From 2019-2023, Minnesota was third in baseball when it came to average exit velocity on batted balls with a launch angle between 7 and 35 degrees. They were also fourth in average launch angle on batted balls with a 90+ mph average exit velocity. In short, they were putting balls in play with ideal trajectories, and hitting them hard. Those types of batted balls turn into extra-base hits and force fielders to make difficult plays if they are going to generate outs. This season, they are 11th and 14th in those respective areas.
Of course, part of the hope for the Twins this season was to strike out less. They racked up whiffs at a monumental pace last season, so trading some amount of bat speed or upward trajectory for a greater probability of contact could have been part of the plan. So far, that isn’t bearing any fruit, either. Their strikeout rate is fourth-highest in the majors, and their chase rate is in the middle of the pack. They also swing and miss fourth-most across the sport. Only the Athletics make less contact out of the strike zone, and the Twins are third-worst at making contact in the zone, leading to the 29th-ranked contact rate in baseball.
This isn’t to say that Minnesota should go back to adopting an all-or-nothing approach that sells out for power, but their desire to simply put the bat on the ball isn't producing ideal results or showing a strong process. If it’s a coaching issue that none of the three-headed hitting coach group are able to get across to the lineup, then a change should be made there. If it’s something that the players simply aren’t able to execute, then going back to the drawing board and figuring out alternatives needs to happen.

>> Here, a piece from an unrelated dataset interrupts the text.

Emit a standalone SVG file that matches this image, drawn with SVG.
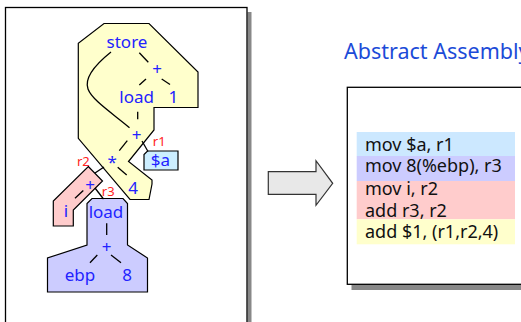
<svg xmlns="http://www.w3.org/2000/svg" width="521" height="322" viewBox="0 0 521 322">
<style>
.t{font-family:"Noto Sans","DejaVu Sans",sans-serif;font-size:17px;fill:#2222ff;text-anchor:middle}
.r{font-family:"Noto Sans","DejaVu Sans",sans-serif;font-size:13px;fill:#ff2222}
.c{font-family:"Noto Sans","DejaVu Sans",sans-serif;font-size:18px;fill:#111}
.e{stroke:#000;stroke-width:1.3;fill:none}
.reg{stroke:#000;stroke-width:1.2}
</style>
<rect width="521" height="322" fill="#fff"/>
<!-- left panel -->
<g id="left-panel">
<rect x="247.5" y="12" width="4" height="320" fill="#888"/>
<rect x="5.5" y="7.5" width="241.5" height="330" fill="#fff" stroke="#000" stroke-width="1.3"/>
</g>
<!-- regions -->
<g id="region-yellow"><polygon class="reg" fill="#ffffcc" points="104,23.5 149,23.5 198,72 198,107.5 154,107.5 154,130 128.5,161.5 152,180 152,184 149,199.5 130,199.5 78.3,138.3 78.3,43.3"/></g>
<g id="region-blue"><polygon class="reg" fill="#cceeff" points="147.5,151 178,151 178,170 144,170 144,154.5"/></g>
<g id="region-pink"><polygon class="reg" fill="#ffcccc" points="88.3,166.5 102.5,181 73.3,210 73.3,226 53.3,226 53.3,201"/></g>
<g id="region-lavender"><polygon class="reg" fill="#ccccff" points="92,198.5 123,198.5 127.5,203.5 127.5,245 147.5,258 147.5,292 47.5,292 47.5,258 87,245 87,203.5"/></g>
<!-- connectors -->
<g id="connectors">
<line class="e" x1="139.3" y1="52.7" x2="148.3" y2="62.3"/>
<line class="e" x1="146" y1="79" x2="139.3" y2="85"/>
<line class="e" x1="161.7" y1="79" x2="170" y2="84.5"/>
<line class="e" x1="137.7" y1="111.7" x2="137.7" y2="119.3"/>
<path class="e" d="M111,52 C96,64 84,78 88,89 C92,100 112,113 129.5,127.7"/>
<line class="e" x1="127.3" y1="140.7" x2="119.3" y2="150.7"/>
<line class="e" x1="142" y1="141" x2="148" y2="151.5"/>
<line class="e" x1="117.7" y1="167.3" x2="126.7" y2="175"/>
<line class="e" x1="104" y1="167" x2="95" y2="173"/>
<line class="e" x1="83.3" y1="190.5" x2="75" y2="198.3"/>
<line class="e" x1="95" y1="188" x2="103.5" y2="199"/>
<line class="e" x1="106.7" y1="223.3" x2="106.7" y2="235"/>
<line class="e" x1="97.3" y1="255" x2="90" y2="262.7"/>
<line class="e" x1="111" y1="255" x2="121" y2="262.7"/>
</g>
<!-- nodes -->
<g id="n-store"><text class="t" x="127" y="48">store</text></g>
<g id="n-plus1"><text class="t" x="157" y="75">+</text></g>
<g id="n-load1"><text class="t" x="136.7" y="103">load</text></g>
<g id="n-one"><text class="t" x="173.3" y="103">1</text></g>
<g id="n-plus2"><text class="t" x="136.7" y="140.5">+</text></g>
<g id="n-mul"><text class="t" x="112.3" y="167.5">*</text></g>
<g id="n-four"><text class="t" x="133" y="194">4</text></g>
<g id="n-a"><text class="t" x="160.5" y="166">$a</text></g>
<g id="n-plus3"><text class="t" x="90" y="191">+</text></g>
<g id="n-i"><text class="t" x="66" y="216.7">i</text></g>
<g id="n-load2"><text class="t" x="106" y="217.7">load</text></g>
<g id="n-plus4"><text class="t" x="106.7" y="253.3">+</text></g>
<g id="n-ebp"><text class="t" x="80" y="280.7">ebp</text></g>
<g id="n-eight"><text class="t" x="127.2" y="280.7">8</text></g>
<g id="labels">
<text class="r" x="152.8" y="145.5">r1</text>
<text class="r" x="77" y="165.5">r2</text>
<text class="r" x="101.8" y="195.7">r3</text>
</g>
<!-- arrow -->
<g id="arrow"><polygon points="268.3,171.7 316,171.7 316,160.7 332.7,183.3 316,205.3 316,194.3 268.3,194.3" fill="#e8e8e8" stroke="#333" stroke-width="1.2"/></g>
<!-- title -->
<g id="title"><text x="344" y="59.3" font-family="Noto Sans, DejaVu Sans, sans-serif" font-size="21.5" fill="#1c4bd8">Abstract Assembly</text></g>
<!-- code box -->
<g id="code-box">
<rect x="351.5" y="284.5" width="180" height="5.5" fill="#888"/>
<rect x="347.3" y="87.3" width="190" height="197" fill="#fff" stroke="#000" stroke-width="1.3"/>
<rect x="356.7" y="132" width="158.3" height="24" fill="#cce8ff"/>
<rect x="356.7" y="156" width="158.3" height="25" fill="#ccccff"/>
<rect x="356.7" y="181" width="158.3" height="38.3" fill="#ffcccc"/>
<rect x="356.7" y="219.3" width="158.3" height="25" fill="#ffffcc"/>
<text class="c" x="365" y="151">mov $a, r1</text>
<text class="c" x="365" y="171.7">mov 8(%ebp), r3</text>
<text class="c" x="365" y="195">mov i, r2</text>
<text class="c" x="365" y="216.7">add r3, r2</text>
<text class="c" x="365" y="238.3">add $1, (r1,r2,4)</text>
</g>
</svg>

No matter what, this same broken narrative can’t continue to play out, unless Minnesota wants to sink themselves. Right now, they aren’t hitting the baseball hard enough, or with the optimal bat path. It’s fair to note that they don’t have the sluggers needed to send droves of baseballs over the fences, either. A multi-faceted process that breaks things down individually could help, but no matter what the changes are, they need to come soon.